Commission appeals from the August 2017 postjudgment order. It contends it complied with the writ, but afterwards in the face of Port's and Sunroad's objections the trial court expanded the writ's scope, thereby exceeding its jurisdiction. Commission asks this court to find it complied with the writ as issued, reverse the order sustaining District and Sunroad's objection, and direct the trial court to discharge the writ. Commission further contends it properly denied District's proposed amendment on remand, arguing: (1) substantial evidence supports its finding the proposed amendment does not conform to the Act's policies; (2) Commission, not District, has the ultimate authority to decide whether a proposed amendment is consistent with the Act; and (3) Commission did not set hotel rates in violation of the Act.
In this context, we narrowly review the correctness of the trial court's postjudgment ruling that Commission exceeded its jurisdiction or acted contrary to law in denying certification of District's proposed master plan amendment. Doing so, we hold the court erred by relying in part on provisions of the Act governing a local government's authority and imposing limits on Commission's jurisdiction with respect to local coastal programs,
FACTUAL AND PROCEDURAL BACKGROUND
In 2015, District submitted to Commission Port Master Plan Amendment No. PMP-6-PSD-14-003-2 (the amendment) for certain development on the East Harbor Island subarea. The amendment proposed to revise District's existing master plan, which had allowed for a single 500-room hotel, to permit development of a 175-room hotel by Sunroad as well as up to two additional hotels with a total of 325 rooms, for a combined total of 500 rooms. About a year earlier, District submitted this proposed amendment but withdrew it after Commission staff recommended Commission deny certification due to "inconsistency with the public access and recreation policies of the Coastal Act that protect and encourage lower-cost visitor and public recreational opportunities." Specifically, Commission staff had observed the proposal did not include any specific requirement for the provision of lower cost accommodations; it did not "include policy language that either reserves a portion of this subarea for lower cost hotel units or identifies an alternative location where such lower cost accommodations will be developed to which ... in-lieu fees may apply."

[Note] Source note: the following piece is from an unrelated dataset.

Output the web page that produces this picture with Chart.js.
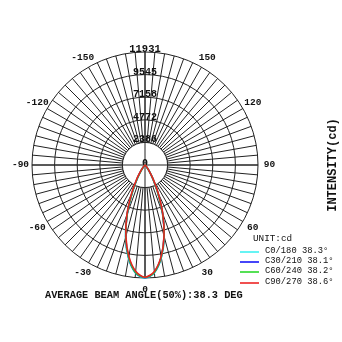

After District resubmitted the amendment in 2015, Commission staff again recommended denial of certification due to inadequacies with the recreation and lower cost overnight accommodation policies. Commission staff had offered language to include in the amendment that would reserve a portion of the subarea's land, as well as a minimum of 25 percent of the 500 hotel rooms, for lower cost overnight accommodations, but District decided there was inadequate direction from its board to incorporate it into the submittal. Instead, District added a paragraph into its final submittal to address the development of the remaining 325 rooms: "If the District issues a Request for Proposals (RFP) to develop the one or two hotels (up to 325 rooms) on the southwesternmost area of Subarea 23 before the District has completed a
Commission staff determined the language was inadequate: "[I]t is unlikely that these [midscale or economy] rooms would be what the Commission considers lower cost overnight accommodations. Based on the Commission's past practice, a lower cost overnight accommodation in the San Diego region would be one whose rate is below approximately $106. Based on Commission staff's research of other midscale and economy hotel chains in the vicinity, it is very unlikely that the market rate of new hotel rooms on the waterfront developed as an economy product-let alone a midscale product-would fall into this category. In addition, the deletion of in-lieu fees should not be considered or permitted without detailed criteria and evidence regarding a project's design to ensure a reduction or deletion in the fee is warranted. In this case, the proposed language is too general to determine whether the midscale/economy hotel rooms and amenities would result in accommodations that are truly lower cost, and would allow build-out of the remainder of the room allocation for the subarea. Full-buildout should not occur until it has been determined that this subarea is not required to accommodate a lower-cost hotel and/or a very low cost option, such as a hostel, through use of in-lieu fee payments and to fulfill the results of [District's] study described below."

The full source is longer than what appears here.